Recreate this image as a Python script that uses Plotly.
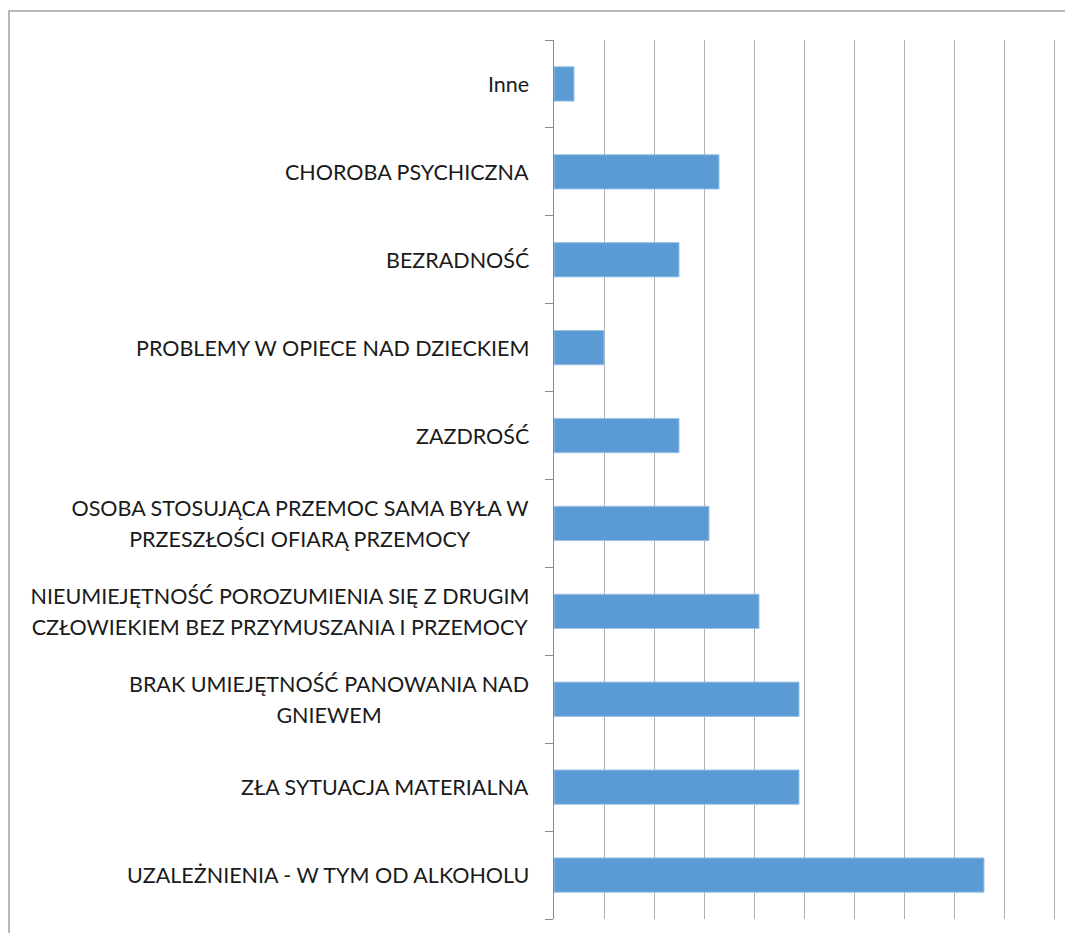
import plotly.graph_objects as go

categories = [
    "UZALEŻNIENIA - W TYM OD ALKOHOLU",
    "ZŁA SYTUACJA MATERIALNA",
    "BRAK UMIEJĘTNOŚĆ PANOWANIA NAD<br>GNIEWEM",
    "NIEUMIEJĘTNOŚĆ POROZUMIENIA SIĘ Z DRUGIM<br>CZŁOWIEKIEM BEZ PRZYMUSZANIA I PRZEMOCY",
    "OSOBA STOSUJĄCA PRZEMOC SAMA BYŁA W<br>PRZESZŁOŚCI OFIARĄ PRZEMOCY",
    "ZAZDROŚĆ",
    "PROBLEMY W OPIECE NAD DZIECKIEM",
    "BEZRADNOŚĆ",
    "CHOROBA PSYCHICZNA",
    "Inne",
]
values = [8.6, 4.9, 4.9, 4.1, 3.1, 2.5, 1.0, 2.5, 3.3, 0.4]

# approximate pixel width of the text block for wrapped labels (layout only)
label_box_width = {2: 400, 3: 498, 4: 458}

# page has an 8px body margin
W, H = 1057, 925
L, T, B = 546, 32, 14
XMAX = 10.04
PX_PER_UNIT = 50
R = W - L - XMAX * PX_PER_UNIT

fig = go.Figure(go.Bar(
    y=categories, x=values, orientation="h",
    marker=dict(color="#5b9bd5", line=dict(color="#9cc2e5", width=1)),
    width=0.39,
))

FS = 21.5
FONT = dict(family="Lato, 'Open Sans', sans-serif", size=FS, color="#1a1a1a")
GAP = 31
XSHIFT = -23
ann = []
for k, cat in enumerate(categories):
    lines = cat.split("<br>")
    n = len(lines)
    if n == 1:
        ann.append(dict(x=0, xref="paper", y=cat, yref="y", text=cat, showarrow=False,
                        xanchor="right", yanchor="middle", xshift=XSHIFT, font=FONT))
    else:
        for i, ln in enumerate(lines):
            up = ((n - 1) / 2 - i) * GAP
            ann.append(dict(x=0, xref="paper", y=cat, yref="y", text=ln, showarrow=False,
                            xanchor="right", yanchor="middle", align="center",
                            width=label_box_width[k], xshift=XSHIFT, yshift=up, font=FONT))

pw = W - L - R
ph = H - T - B
fx = (1 - L) / pw
fy = (H - B - 3) / ph

fig.update_layout(
    width=W, height=H,
    margin=dict(l=L, r=R, t=T, b=B),
    paper_bgcolor="white", plot_bgcolor="white",
    showlegend=False,
    annotations=ann,
    xaxis=dict(range=[0, XMAX], dtick=1, showgrid=True, gridcolor="#b0b0b0", gridwidth=1.3,
               showticklabels=False, zeroline=False, showline=False, ticks=""),
    yaxis=dict(type="category", showticklabels=False, ticks="outside", ticklen=8,
               tickcolor="#8a8a8a", tickwidth=1.3, tickson="boundaries",
               showline=True, linecolor="#8a8a8a", linewidth=1.3, showgrid=False,
               zeroline=False),
    shapes=[dict(type="path", xref="paper", yref="paper",
                 path=f"M {fx} {-0.1} L {fx} {fy} L 1.2 {fy}",
                 line=dict(color="#a0a0a0", width=1.5))],
)
fig.write_html("out.html")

• Task prompt
Copy the material exactly. Do not include the pictures.

• Answer to this exercise
Recreate this image as a Python script that uses Plotly.
import plotly.graph_objects as go

categories = [
    "UZALEŻNIENIA - W TYM OD ALKOHOLU",
    "ZŁA SYTUACJA MATERIALNA",
    "BRAK UMIEJĘTNOŚĆ PANOWANIA NAD<br>GNIEWEM",
    "NIEUMIEJĘTNOŚĆ POROZUMIENIA SIĘ Z DRUGIM<br>CZŁOWIEKIEM BEZ PRZYMUSZANIA I PRZEMOCY",
    "OSOBA STOSUJĄCA PRZEMOC SAMA BYŁA W<br>PRZESZŁOŚCI OFIARĄ PRZEMOCY",
    "ZAZDROŚĆ",
    "PROBLEMY W OPIECE NAD DZIECKIEM",
    "BEZRADNOŚĆ",
    "CHOROBA PSYCHICZNA",
    "Inne",
]
values = [8.6, 4.9, 4.9, 4.1, 3.1, 2.5, 1.0, 2.5, 3.3, 0.4]

# approximate pixel width of the text block for wrapped labels (layout only)
label_box_width = {2: 400, 3: 498, 4: 458}

# page has an 8px body margin
W, H = 1057, 925
L, T, B = 546, 32, 14
XMAX = 10.04
PX_PER_UNIT = 50
R = W - L - XMAX * PX_PER_UNIT

fig = go.Figure(go.Bar(
    y=categories, x=values, orientation="h",
    marker=dict(color="#5b9bd5", line=dict(color="#9cc2e5", width=1)),
    width=0.39,
))

FS = 21.5
FONT = dict(family="Lato, 'Open Sans', sans-serif", size=FS, color="#1a1a1a")
GAP = 31
XSHIFT = -23
ann = []
for k, cat in enumerate(categories):
    lines = cat.split("<br>")
    n = len(lines)
    if n == 1:
        ann.append(dict(x=0, xref="paper", y=cat, yref="y", text=cat, showarrow=False,
                        xanchor="right", yanchor="middle", xshift=XSHIFT, font=FONT))
    else:
        for i, ln in enumerate(lines):
            up = ((n - 1) / 2 - i) * GAP
            ann.append(dict(x=0, xref="paper", y=cat, yref="y", text=ln, showarrow=False,
                            xanchor="right", yanchor="middle", align="center",
                            width=label_box_width[k], xshift=XSHIFT, yshift=up, font=FONT))

pw = W - L - R
ph = H - T - B
fx = (1 - L) / pw
fy = (H - B - 3) / ph

fig.update_layout(
    width=W, height=H,
    margin=dict(l=L, r=R, t=T, b=B),
    paper_bgcolor="white", plot_bgcolor="white",
    showlegend=False,
    annotations=ann,
    xaxis=dict(range=[0, XMAX], dtick=1, showgrid=True, gridcolor="#b0b0b0", gridwidth=1.3,
               showticklabels=False, zeroline=False, showline=False, ticks=""),
    yaxis=dict(type="category", showticklabels=False, ticks="outside", ticklen=8,
               tickcolor="#8a8a8a", tickwidth=1.3, tickson="boundaries",
               showline=True, linecolor="#8a8a8a", linewidth=1.3, showgrid=False,
               zeroline=False),
    shapes=[dict(type="path", xref="paper", yref="paper",
                 path=f"M {fx} {-0.1} L {fx} {fy} L 1.2 {fy}",
                 line=dict(color="#a0a0a0", width=1.5))],
)
fig.write_html("out.html")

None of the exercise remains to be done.